Dikutip JawaPos.com dari web mui.or.id, Ketua Majelis Ulama Indonesia (MUI) Bidang Fatwa, Prof. KH. Asrorun Ni’am Sholeh, menegaskan bahwa Islam tidak menafikan cinta kasih sebagai bagian dari fitrah manusia. Namun, ekspresi kasih sayang harus senantiasa berada dalam bingkai syariat serta norma moral yang dijunjung tinggi oleh umat Islam.

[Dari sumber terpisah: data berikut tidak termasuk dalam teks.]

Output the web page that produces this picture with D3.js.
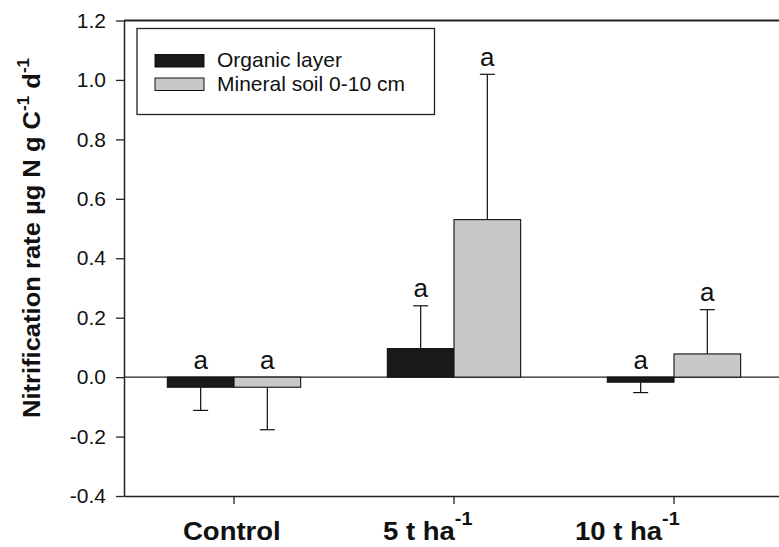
<!DOCTYPE html>
<html>
<head>
<meta charset="utf-8">
<script src="https://cdn.jsdelivr.net/npm/d3@7"></script>
<style>
  html, body { margin: 0; padding: 0; background: #ffffff; }
  svg { display: block; font-family: "Liberation Sans", Arial, sans-serif; }
</style>
</head>
<body>
<svg id="chart" width="779" height="547"></svg>
<script>
// ---- data ----
const categories = ["Control", "5 t ha", "10 t ha"];
const categorySup = ["", "-1", "-1"];
const series = ["Organic layer", "Mineral soil 0-10 cm"];
const organic = [-0.034, 0.096, -0.017];
const mineral = [-0.034, 0.530, 0.078];
const organicErr = [0.078, 0.144, 0.035];
const mineralErr = [0.143, 0.489, 0.149];
const organicLetters = ["a", "a", "a"];
const mineralLetters = ["a", "a", "a"];
const yTicks = [-0.4, -0.2, 0.0, 0.2, 0.4, 0.6, 0.8, 1.0, 1.2];

const rows = [];
categories.forEach((c, i) => {
  rows.push({cat: c, s: series[0], v: organic[i], e: organicErr[i], l: organicLetters[i]});
  rows.push({cat: c, s: series[1], v: mineral[i], e: mineralErr[i], l: mineralLetters[i]});
});

// ---- layout ----
const svg = d3.select("#chart");
const mLeft = 124, mRight = 784, mTop = 20.5, mBottom = 496;
const x0 = d3.scaleBand().domain(categories).range([mLeft, mRight]).padding(0);
const x1 = d3.scaleBand().domain(series).range([0, x0.bandwidth()]).paddingInner(0).paddingOuter(0.65);
const y = d3.scaleLinear().domain([-0.4, 1.2]).range([mBottom, mTop]);
const color = d3.scaleOrdinal().domain(series).range(["#1a1a1a", "#c8c8c8"]);

// frame lines
svg.append("line").attr("x1", mLeft).attr("x2", mRight).attr("y1", mTop).attr("y2", mTop)
  .attr("stroke", "#222").attr("stroke-width", 2);
svg.append("line").attr("x1", mLeft).attr("x2", mRight).attr("y1", y(0)).attr("y2", y(0))
  .attr("stroke", "#222").attr("stroke-width", 1.2);

// bars
const g = svg.append("g");
g.selectAll("rect.bar").data(rows).join("rect")
  .attr("class", "bar")
  .attr("x", d => x0(d.cat) + x1(d.s))
  .attr("width", x1.bandwidth())
  .attr("y", d => y(Math.max(0, d.v)))
  .attr("height", d => Math.abs(y(d.v) - y(0)))
  .attr("fill", d => color(d.s))
  .attr("stroke", "#111").attr("stroke-width", 1.1);

// error bars
const cx = d => x0(d.cat) + x1(d.s) + x1.bandwidth() / 2;
const errEnd = d => d.v >= 0 ? d.v + d.e : d.v - d.e;
g.selectAll("line.stem").data(rows).join("line")
  .attr("class", "stem")
  .attr("x1", cx).attr("x2", cx)
  .attr("y1", d => y(d.v)).attr("y2", d => y(errEnd(d)))
  .attr("stroke", "#111").attr("stroke-width", 1.2);
g.selectAll("line.cap").data(rows).join("line")
  .attr("class", "cap")
  .attr("x1", d => cx(d) - 7.5).attr("x2", d => cx(d) + 7.5)
  .attr("y1", d => y(errEnd(d))).attr("y2", d => y(errEnd(d)))
  .attr("stroke", "#111").attr("stroke-width", 1.2);

// significance letters
g.selectAll("text.letter").data(rows).join("text")
  .attr("class", "letter")
  .attr("x", cx)
  .attr("y", d => d.v >= 0 ? y(errEnd(d)) - 8.5 : y(0) - 8)
  .attr("text-anchor", "middle")
  .attr("font-size", 26)
  .attr("fill", "#111")
  .text(d => d.l);

// y axis
const yAxis = svg.append("g").attr("transform", `translate(${mLeft},0)`)
  .call(d3.axisLeft(y).tickValues(yTicks).tickFormat(d => d.toFixed(1)).tickSize(8).tickSizeOuter(0).tickPadding(10));
yAxis.select(".domain").attr("stroke", "#222").attr("stroke-width", 1.5);
yAxis.selectAll(".tick line").attr("stroke", "#222").attr("stroke-width", 1.3);
yAxis.selectAll(".tick text").attr("font-size", 21).attr("fill", "#111")
  .attr("font-family", "'Liberation Sans', Arial, sans-serif");

// x axis
const xAxis = svg.append("g").attr("transform", `translate(0,${mBottom})`)
  .call(d3.axisBottom(x0).tickSize(8).tickSizeOuter(0).tickFormat(""));
xAxis.select(".domain").attr("stroke", "#222").attr("stroke-width", 1.5);
xAxis.selectAll(".tick line").attr("stroke", "#222").attr("stroke-width", 1.3);

// x category labels
const labelShift = [-51, -71, -99];
const catLabels = svg.append("g");
categories.forEach((c, i) => {
  const t = catLabels.append("text")
    .attr("transform", `translate(${x0(c) + x0.bandwidth() / 2 + labelShift[i]},540) scale(1.1,1)`)
    .attr("font-size", 25).attr("font-weight", "bold").attr("fill", "#111")
    .attr("text-anchor", "start");
  t.append("tspan").text(c);
  if (categorySup[i]) {
    t.append("tspan").attr("font-size", 18).attr("dy", -15).text(categorySup[i]);
  }
});

// y title
const yt = svg.append("text")
  .attr("transform", "translate(40,238) rotate(-90) scale(1.065,1)")
  .attr("text-anchor", "middle")
  .attr("font-size", 24).attr("font-weight", "bold").attr("fill", "#111");
yt.append("tspan").text("Nitrification rate µg N g C");
yt.append("tspan").attr("font-size", 16).attr("dy", -11).text("-1");
yt.append("tspan").attr("dy", 11).text(" d");
yt.append("tspan").attr("font-size", 16).attr("dy", -11).text("-1");

// legend
const lg = svg.append("g");
lg.append("rect").attr("x", 137).attr("y", 28.5).attr("width", 297.5).attr("height", 86)
  .attr("fill", "#fff").attr("stroke", "#222").attr("stroke-width", 1.3);
series.forEach((s, i) => {
  lg.append("rect").attr("x", 155).attr("y", 54.5 + i * 23.5).attr("width", 49).attr("height", 12.5)
    .attr("fill", color(s)).attr("stroke", "#111").attr("stroke-width", 1);
  lg.append("text").attr("x", 217).attr("y", 67 + i * 23.5)
    .attr("font-size", 21).attr("fill", "#111").text(s);
});
</script>
</body>
</html>
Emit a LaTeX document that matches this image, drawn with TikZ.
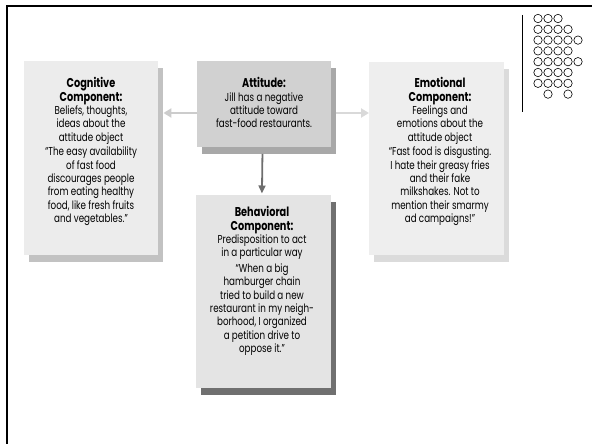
\documentclass[tikz,border=0pt]{standalone}
\usepackage{fontspec}
\setmainfont{Poppins}[FakeStretch=0.76]
\usetikzlibrary{arrows.meta,shadows}
\definecolor{cogfill}{gray}{0.925}
\definecolor{cogsh}{gray}{0.76}
\definecolor{attfill}{gray}{0.82}
\definecolor{attsh}{gray}{0.66}
\definecolor{emofill}{gray}{0.935}
\definecolor{emosh}{gray}{0.86}
\definecolor{behfill}{gray}{0.895}
\definecolor{behsh}{gray}{0.44}
\definecolor{arrlight}{gray}{0.80}
\definecolor{arrlight2}{gray}{0.85}
\definecolor{arrdark}{gray}{0.43}
\newcommand\myttl[1]{{\fontsize{12.8}{13.3}\selectfont\bfseries #1}}
\begin{document}
\begin{tikzpicture}[x=1pt,y=-1pt,
  box/.style={draw=none,inner sep=0pt,anchor=north west},
  sh/.style={drop shadow={shadow xshift=5pt,shadow yshift=-6.5pt,fill=#1,opacity=1}},
  txt/.style={inner sep=0pt,anchor=north,align=center,font=\fontsize{11.5}{13.3}\selectfont},
  thickarrow/.style={line width=2.6pt,-{Triangle[length=8pt,width=9pt]}},
  downarrow/.style={line width=1.8pt,-{Triangle[length=8pt,width=7pt]}},
  dot/.style={draw,line width=0.6pt,circle,minimum size=8.4pt,inner sep=0pt}]
\useasboundingbox (0,0) rectangle (592,444);
% frame
\draw[line width=2.6pt] (592,6) -- (7,6) -- (7,444);
% boxes
\node[box,sh=cogsh,fill=cogfill,minimum width=134.5pt,minimum height=194pt] (cog) at (23.5,61) {};
\node[box,sh=attsh,fill=attfill,minimum width=133.5pt,minimum height=86pt] (att) at (197,61) {};
\node[box,sh=emosh,fill=emofill,minimum width=135pt,minimum height=193pt] (emo) at (369,62) {};
\node[box,sh=behsh,fill=behfill,minimum width=134.5pt,minimum height=193pt] (beh) at (196,195) {};
% texts
\node[txt] (cogt) at (91,77.5) {\myttl{Cognitive}\\\myttl{Component:}\\Beliefs, thoughts,\\ideas about the\\attitude object\\[1.5pt]
“The easy availability\\of fast food\\discourages people\\from eating healthy\\food, like fresh fruits\\and vegetables.”};
\node[txt] (attt) at (264,77.5) {\myttl{Attitude:}\\Jill has a negative\\attitude toward\\fast-food restaurants.};
\node[txt] (emot) at (440,77.5) {\myttl{Emotional}\\\myttl{Component:}\\Feelings and\\emotions about the\\attitude object\\[1.5pt]
“Fast food is disgusting.\\I hate their greasy fries\\and their fake\\milkshakes. Not to\\mention their smarmy\\ad campaigns!”};
\node[txt] (beht) at (262,206.5) {\myttl{Behavioral}\\\myttl{Component:}\\Predisposition to act\\in a particular way\\[2.5pt]
“When a big\\hamburger chain\\tried to build a new\\restaurant in my neigh-\\borhood, I organized\\a petition drive to\\oppose it.”};
% arrows
\coordinate (ly) at (0,113);
\draw[thickarrow,arrlight] (att.west |- ly) -- ([xshift=5pt]cog.east |- ly);
\draw[thickarrow,arrlight2] ([xshift=5pt]att.east |- ly) -- (emo.west |- ly);
\draw[downarrow,arrdark] ([xshift=-1.5pt,yshift=-6.5pt]att.south) -- ([xshift=-1.5pt,yshift=1.5pt]beh.north);
% decoration
\draw[line width=0.9pt] (522,15) -- (522,112);
\foreach \r/\cols in {0/{0,1,2},1/{0,1,2,3},2/{0,1,2,3,4},3/{0,1,2,3},4/{0,1,2,3,4},5/{0,1,2,3},6/{0,1,2,3},7/{1,3}}{
  \foreach \c in \cols {
    \node[dot] (d-\r-\c) at ({538+10*\c},{18.5+10.8*\r}) {};
  }
}
\end{tikzpicture}
\end{document}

"Islam memandang cinta kasih sebagai nilai fundamental dalam kehidupan sosial, yang diikat oleh ukhuwah islamiyah. Meskipun terdapat perbedaan dalam pendekatan fikih (mukhtalaf), esensi dari persaudaraan Islam harus tetap menjadi prioritas dalam interaksi sosial," jelas Prof. Ni’am dalam wawancara dengan MUIDigital pada 14 Februari 2025.
Sejarah dan Kontroversi Valentine
Hari Valentine memiliki akar sejarah yang berasal dari tradisi Romawi Kuno yang kemudian berkembang di Eropa pada abad pertengahan. Perayaan ini dihubungkan dengan sosok Santo Valentinus, seorang martir Kristen yang dieksekusi pada abad ke-3 Masehi. Seiring waktu, Valentine berkembang menjadi hari yang identik dengan ungkapan cinta secara romantis, terutama di dunia Barat.
Namun, dalam konteks dunia Islam, banyak negara dengan mayoritas Muslim melarang atau membatasi perayaan Valentine. Misalnya, di Arab Saudi, Komisi Amar Ma’ruf Nahi Munkar secara tegas melarang segala bentuk perayaan Valentine karena dianggap bertentangan dengan ajaran Islam. Di Pakistan dan Malaysia, otoritas keagamaan juga mengeluarkan fatwa serupa, mengingat adanya potensi perilaku yang tidak sesuai dengan norma agama.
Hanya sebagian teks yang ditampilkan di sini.